Your instructions
Produce nothing but an exact copy of the lines from the one containing "Write a Python" through the one containing "import pandas as pd", and do not carry over pictures.

Figure scripts

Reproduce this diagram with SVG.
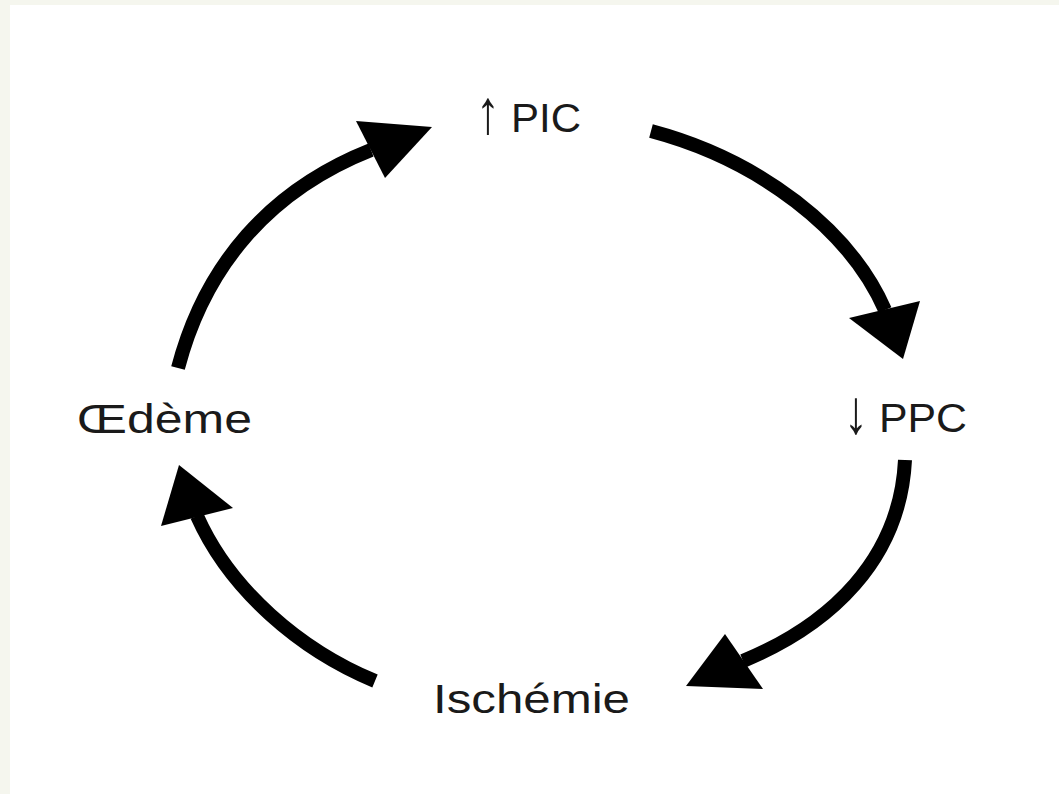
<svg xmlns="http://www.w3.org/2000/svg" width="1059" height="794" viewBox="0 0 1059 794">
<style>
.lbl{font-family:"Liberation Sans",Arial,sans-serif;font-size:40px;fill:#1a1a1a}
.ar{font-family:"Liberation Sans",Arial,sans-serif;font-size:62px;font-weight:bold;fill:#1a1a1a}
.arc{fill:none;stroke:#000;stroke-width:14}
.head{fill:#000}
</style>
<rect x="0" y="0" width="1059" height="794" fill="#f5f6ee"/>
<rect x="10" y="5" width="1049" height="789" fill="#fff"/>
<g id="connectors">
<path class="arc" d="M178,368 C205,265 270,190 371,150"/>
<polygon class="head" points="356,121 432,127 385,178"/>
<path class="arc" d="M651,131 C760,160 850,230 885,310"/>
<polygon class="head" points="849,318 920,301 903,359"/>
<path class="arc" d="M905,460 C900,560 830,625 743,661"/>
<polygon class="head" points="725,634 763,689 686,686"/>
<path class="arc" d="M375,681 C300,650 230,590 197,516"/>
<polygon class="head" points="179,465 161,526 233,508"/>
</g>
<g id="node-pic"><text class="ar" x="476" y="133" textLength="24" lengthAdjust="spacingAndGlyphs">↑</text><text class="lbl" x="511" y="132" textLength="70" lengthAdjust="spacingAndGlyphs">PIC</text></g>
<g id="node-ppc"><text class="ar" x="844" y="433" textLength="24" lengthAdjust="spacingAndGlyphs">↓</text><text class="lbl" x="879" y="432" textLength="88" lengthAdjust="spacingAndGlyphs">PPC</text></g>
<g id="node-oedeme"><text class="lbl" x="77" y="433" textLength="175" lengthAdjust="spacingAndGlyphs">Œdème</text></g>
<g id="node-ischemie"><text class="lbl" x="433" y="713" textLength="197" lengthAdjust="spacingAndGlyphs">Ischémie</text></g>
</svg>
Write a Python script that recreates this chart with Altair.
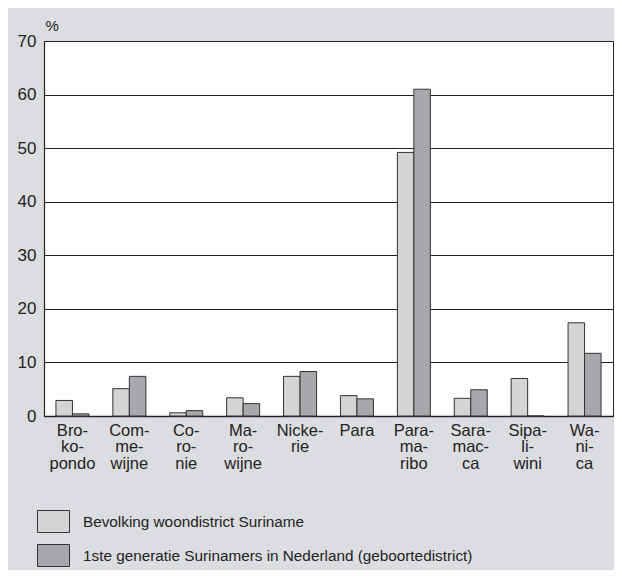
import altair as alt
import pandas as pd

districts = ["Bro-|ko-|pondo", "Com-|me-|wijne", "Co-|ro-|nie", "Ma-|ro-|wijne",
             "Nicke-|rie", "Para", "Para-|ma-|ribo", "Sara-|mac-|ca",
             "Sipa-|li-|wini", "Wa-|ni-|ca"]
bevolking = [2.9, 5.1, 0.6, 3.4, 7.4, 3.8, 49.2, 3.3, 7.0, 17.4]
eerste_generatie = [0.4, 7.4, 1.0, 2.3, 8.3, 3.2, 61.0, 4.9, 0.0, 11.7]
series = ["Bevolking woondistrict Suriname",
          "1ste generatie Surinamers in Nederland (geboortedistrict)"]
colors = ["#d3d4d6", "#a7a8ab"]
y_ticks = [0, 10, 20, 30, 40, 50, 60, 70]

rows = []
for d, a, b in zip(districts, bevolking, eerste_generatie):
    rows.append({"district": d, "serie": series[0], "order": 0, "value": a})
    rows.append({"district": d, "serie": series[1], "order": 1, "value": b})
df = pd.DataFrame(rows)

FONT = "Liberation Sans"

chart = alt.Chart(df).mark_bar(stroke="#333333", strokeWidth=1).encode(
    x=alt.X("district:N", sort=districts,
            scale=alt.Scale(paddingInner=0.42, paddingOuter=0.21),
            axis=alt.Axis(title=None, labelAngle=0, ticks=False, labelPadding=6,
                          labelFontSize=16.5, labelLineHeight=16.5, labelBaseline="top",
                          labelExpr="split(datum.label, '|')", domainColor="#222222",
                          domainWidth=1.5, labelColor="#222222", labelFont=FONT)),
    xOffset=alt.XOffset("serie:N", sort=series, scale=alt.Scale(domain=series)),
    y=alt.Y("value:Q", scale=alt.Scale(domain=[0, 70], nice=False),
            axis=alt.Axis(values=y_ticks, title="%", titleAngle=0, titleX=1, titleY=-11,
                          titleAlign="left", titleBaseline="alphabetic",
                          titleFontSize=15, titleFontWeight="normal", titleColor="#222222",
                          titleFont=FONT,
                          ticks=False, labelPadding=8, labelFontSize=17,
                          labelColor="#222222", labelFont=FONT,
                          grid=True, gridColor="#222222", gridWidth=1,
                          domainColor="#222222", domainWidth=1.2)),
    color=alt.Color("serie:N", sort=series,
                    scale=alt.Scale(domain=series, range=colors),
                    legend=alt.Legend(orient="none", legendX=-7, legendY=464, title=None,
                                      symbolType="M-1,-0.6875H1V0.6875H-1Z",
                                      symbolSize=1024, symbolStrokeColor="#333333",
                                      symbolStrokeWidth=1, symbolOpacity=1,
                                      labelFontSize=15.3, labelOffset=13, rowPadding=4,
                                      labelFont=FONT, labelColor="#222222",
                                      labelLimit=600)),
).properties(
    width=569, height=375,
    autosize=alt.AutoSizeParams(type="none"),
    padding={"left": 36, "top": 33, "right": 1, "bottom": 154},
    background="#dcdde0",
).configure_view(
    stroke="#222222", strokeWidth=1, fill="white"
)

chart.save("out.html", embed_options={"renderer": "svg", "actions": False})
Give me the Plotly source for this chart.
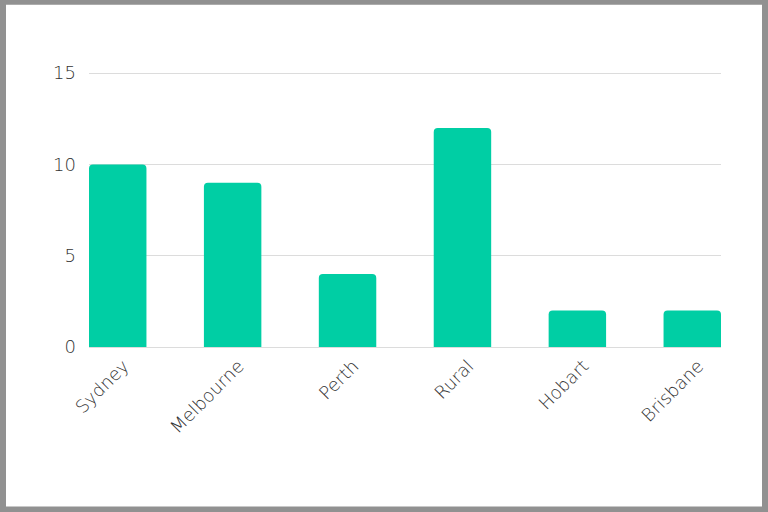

Exercise answer
Write a Python script that recreates this chart with Altair.
import altair as alt
import pandas as pd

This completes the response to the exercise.